▶ WHAT THE TASK ASKS
Give back the full listing verbatim, apart from its images.

▶ RAW DATA
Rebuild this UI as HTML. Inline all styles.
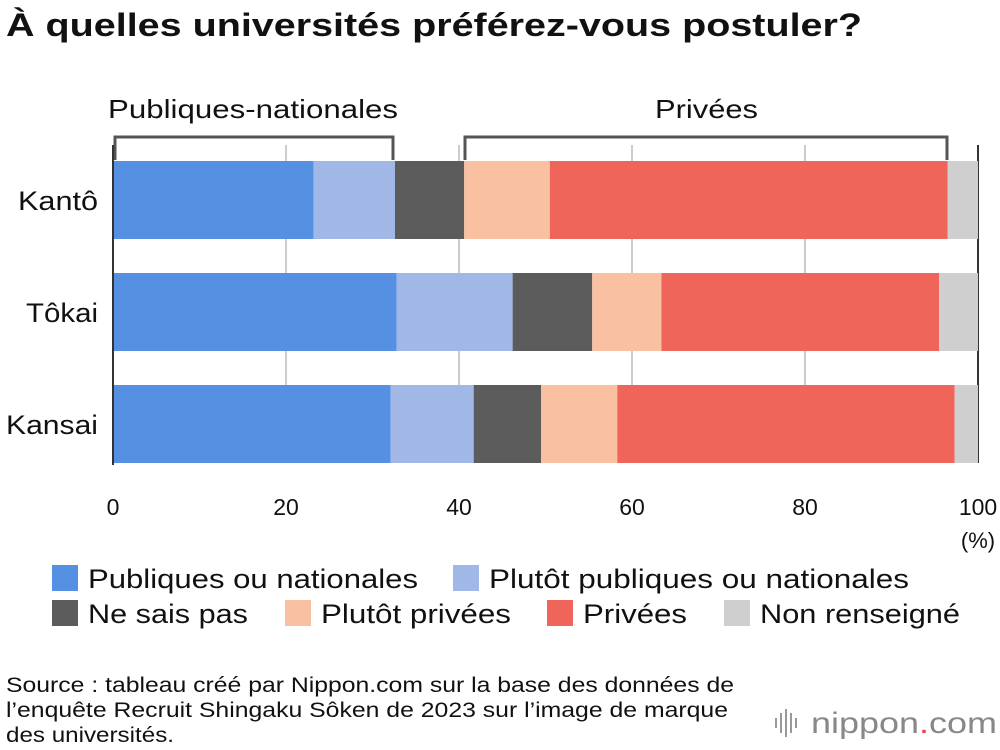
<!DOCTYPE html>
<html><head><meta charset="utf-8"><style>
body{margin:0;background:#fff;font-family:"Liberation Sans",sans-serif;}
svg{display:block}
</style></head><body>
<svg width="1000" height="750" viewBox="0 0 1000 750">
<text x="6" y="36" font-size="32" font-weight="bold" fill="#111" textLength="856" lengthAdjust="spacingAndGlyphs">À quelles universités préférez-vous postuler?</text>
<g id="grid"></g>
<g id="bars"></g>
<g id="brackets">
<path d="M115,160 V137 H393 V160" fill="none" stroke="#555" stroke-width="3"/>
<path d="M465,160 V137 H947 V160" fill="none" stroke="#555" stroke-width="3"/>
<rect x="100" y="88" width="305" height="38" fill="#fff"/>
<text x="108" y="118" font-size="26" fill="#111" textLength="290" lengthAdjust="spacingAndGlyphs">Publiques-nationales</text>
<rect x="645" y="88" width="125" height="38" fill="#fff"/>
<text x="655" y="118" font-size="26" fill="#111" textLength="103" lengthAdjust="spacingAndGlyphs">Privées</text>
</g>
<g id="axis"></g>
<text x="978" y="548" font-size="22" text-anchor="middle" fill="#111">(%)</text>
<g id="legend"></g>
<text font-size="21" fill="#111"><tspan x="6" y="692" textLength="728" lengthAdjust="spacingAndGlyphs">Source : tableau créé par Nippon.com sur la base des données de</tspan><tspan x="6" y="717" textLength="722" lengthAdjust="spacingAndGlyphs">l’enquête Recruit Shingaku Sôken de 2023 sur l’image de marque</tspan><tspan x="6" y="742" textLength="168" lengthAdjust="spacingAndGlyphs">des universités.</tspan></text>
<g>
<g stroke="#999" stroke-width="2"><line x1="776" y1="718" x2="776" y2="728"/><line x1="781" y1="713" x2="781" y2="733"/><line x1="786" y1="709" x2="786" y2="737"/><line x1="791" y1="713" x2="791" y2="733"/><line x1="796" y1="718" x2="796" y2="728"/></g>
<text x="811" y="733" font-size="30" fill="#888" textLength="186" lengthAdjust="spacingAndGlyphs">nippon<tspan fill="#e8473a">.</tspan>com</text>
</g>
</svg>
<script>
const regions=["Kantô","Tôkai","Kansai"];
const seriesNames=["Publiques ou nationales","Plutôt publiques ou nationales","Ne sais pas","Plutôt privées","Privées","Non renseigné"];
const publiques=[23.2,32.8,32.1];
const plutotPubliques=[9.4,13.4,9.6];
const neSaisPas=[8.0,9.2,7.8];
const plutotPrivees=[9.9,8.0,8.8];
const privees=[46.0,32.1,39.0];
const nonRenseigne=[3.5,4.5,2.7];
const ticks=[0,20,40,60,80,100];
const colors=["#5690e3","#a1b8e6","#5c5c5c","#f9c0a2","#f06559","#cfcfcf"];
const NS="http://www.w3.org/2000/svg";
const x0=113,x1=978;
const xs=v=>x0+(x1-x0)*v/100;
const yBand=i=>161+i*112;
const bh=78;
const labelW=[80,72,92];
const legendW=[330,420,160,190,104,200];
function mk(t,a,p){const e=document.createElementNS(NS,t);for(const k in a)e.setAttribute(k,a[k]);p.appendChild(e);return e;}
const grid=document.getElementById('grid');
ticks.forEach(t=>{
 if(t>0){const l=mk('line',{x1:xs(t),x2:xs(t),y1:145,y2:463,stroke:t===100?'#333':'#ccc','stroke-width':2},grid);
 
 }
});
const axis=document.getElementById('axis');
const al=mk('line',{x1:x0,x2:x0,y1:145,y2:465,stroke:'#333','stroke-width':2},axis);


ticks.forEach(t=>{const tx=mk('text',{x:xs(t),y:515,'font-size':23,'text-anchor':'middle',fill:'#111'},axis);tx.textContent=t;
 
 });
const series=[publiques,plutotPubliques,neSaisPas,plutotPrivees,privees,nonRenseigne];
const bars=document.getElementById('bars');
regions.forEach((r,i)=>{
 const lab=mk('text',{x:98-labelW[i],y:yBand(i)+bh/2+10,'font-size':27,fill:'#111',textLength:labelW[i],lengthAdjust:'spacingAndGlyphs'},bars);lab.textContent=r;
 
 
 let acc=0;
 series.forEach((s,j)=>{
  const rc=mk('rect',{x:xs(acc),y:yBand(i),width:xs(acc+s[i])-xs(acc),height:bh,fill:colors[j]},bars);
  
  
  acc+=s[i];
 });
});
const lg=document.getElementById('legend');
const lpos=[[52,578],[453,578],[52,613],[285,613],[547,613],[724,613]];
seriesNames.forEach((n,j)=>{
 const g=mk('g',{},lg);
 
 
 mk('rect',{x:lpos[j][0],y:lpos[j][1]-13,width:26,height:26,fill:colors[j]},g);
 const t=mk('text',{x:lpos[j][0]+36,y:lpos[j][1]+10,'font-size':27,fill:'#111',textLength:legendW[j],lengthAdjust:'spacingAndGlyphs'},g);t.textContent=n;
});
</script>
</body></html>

▶ SOLUTION TO THE PROBLEM
Rebuild this UI as HTML. Inline all styles.
<!DOCTYPE html>
<html><head><meta charset="utf-8"><style>
body{margin:0;background:#fff;font-family:"Liberation Sans",sans-serif;}
svg{display:block}
</style></head><body>
<svg width="1000" height="750" viewBox="0 0 1000 750">
<text x="6" y="36" font-size="32" font-weight="bold" fill="#111" textLength="856" lengthAdjust="spacingAndGlyphs">À quelles universités préférez-vous postuler?</text>
<g id="grid"></g>
<g id="bars"></g>
<g id="brackets">
<path d="M115,160 V137 H393 V160" fill="none" stroke="#555" stroke-width="3"/>
<path d="M465,160 V137 H947 V160" fill="none" stroke="#555" stroke-width="3"/>
<rect x="100" y="88" width="305" height="38" fill="#fff"/>
<text x="108" y="118" font-size="26" fill="#111" textLength="290" lengthAdjust="spacingAndGlyphs">Publiques-nationales</text>
<rect x="645" y="88" width="125" height="38" fill="#fff"/>
<text x="655" y="118" font-size="26" fill="#111" textLength="103" lengthAdjust="spacingAndGlyphs">Privées</text>
</g>
<g id="axis"></g>
<text x="978" y="548" font-size="22" text-anchor="middle" fill="#111">(%)</text>
<g id="legend"></g>
<text font-size="21" fill="#111"><tspan x="6" y="692" textLength="728" lengthAdjust="spacingAndGlyphs">Source : tableau créé par Nippon.com sur la base des données de</tspan><tspan x="6" y="717" textLength="722" lengthAdjust="spacingAndGlyphs">l’enquête Recruit Shingaku Sôken de 2023 sur l’image de marque</tspan><tspan x="6" y="742" textLength="168" lengthAdjust="spacingAndGlyphs">des universités.</tspan></text>
<g>
<g stroke="#999" stroke-width="2"><line x1="776" y1="718" x2="776" y2="728"/><line x1="781" y1="713" x2="781" y2="733"/><line x1="786" y1="709" x2="786" y2="737"/><line x1="791" y1="713" x2="791" y2="733"/><line x1="796" y1="718" x2="796" y2="728"/></g>
<text x="811" y="733" font-size="30" fill="#888" textLength="186" lengthAdjust="spacingAndGlyphs">nippon<tspan fill="#e8473a">.</tspan>com</text>
</g>
</svg>
<script>
const regions=["Kantô","Tôkai","Kansai"];
const seriesNames=["Publiques ou nationales","Plutôt publiques ou nationales","Ne sais pas","Plutôt privées","Privées","Non renseigné"];
const publiques=[23.2,32.8,32.1];
const plutotPubliques=[9.4,13.4,9.6];
const neSaisPas=[8.0,9.2,7.8];
const plutotPrivees=[9.9,8.0,8.8];
const privees=[46.0,32.1,39.0];
const nonRenseigne=[3.5,4.5,2.7];
const ticks=[0,20,40,60,80,100];
const colors=["#5690e3","#a1b8e6","#5c5c5c","#f9c0a2","#f06559","#cfcfcf"];
const NS="http://www.w3.org/2000/svg";
const x0=113,x1=978;
const xs=v=>x0+(x1-x0)*v/100;
const yBand=i=>161+i*112;
const bh=78;
const labelW=[80,72,92];
const legendW=[330,420,160,190,104,200];
function mk(t,a,p){const e=document.createElementNS(NS,t);for(const k in a)e.setAttribute(k,a[k]);p.appendChild(e);return e;}
const grid=document.getElementById('grid');
ticks.forEach(t=>{
 if(t>0){const l=mk('line',{x1:xs(t),x2:xs(t),y1:145,y2:463,stroke:t===100?'#333':'#ccc','stroke-width':2},grid);
 
 }
});
const axis=document.getElementById('axis');
const al=mk('line',{x1:x0,x2:x0,y1:145,y2:465,stroke:'#333','stroke-width':2},axis);


ticks.forEach(t=>{const tx=mk('text',{x:xs(t),y:515,'font-size':23,'text-anchor':'middle',fill:'#111'},axis);tx.textContent=t;
 
 });
const series=[publiques,plutotPubliques,neSaisPas,plutotPrivees,privees,nonRenseigne];
const bars=document.getElementById('bars');
regions.forEach((r,i)=>{
 const lab=mk('text',{x:98-labelW[i],y:yBand(i)+bh/2+10,'font-size':27,fill:'#111',textLength:labelW[i],lengthAdjust:'spacingAndGlyphs'},bars);lab.textContent=r;
 
 
 let acc=0;
 series.forEach((s,j)=>{
  const rc=mk('rect',{x:xs(acc),y:yBand(i),width:xs(acc+s[i])-xs(acc),height:bh,fill:colors[j]},bars);
  
  
  acc+=s[i];
 });
});
const lg=document.getElementById('legend');
const lpos=[[52,578],[453,578],[52,613],[285,613],[547,613],[724,613]];
seriesNames.forEach((n,j)=>{
 const g=mk('g',{},lg);
 
 
 mk('rect',{x:lpos[j][0],y:lpos[j][1]-13,width:26,height:26,fill:colors[j]},g);
 const t=mk('text',{x:lpos[j][0]+36,y:lpos[j][1]+10,'font-size':27,fill:'#111',textLength:legendW[j],lengthAdjust:'spacingAndGlyphs'},g);t.textContent=n;
});
</script>
</body></html>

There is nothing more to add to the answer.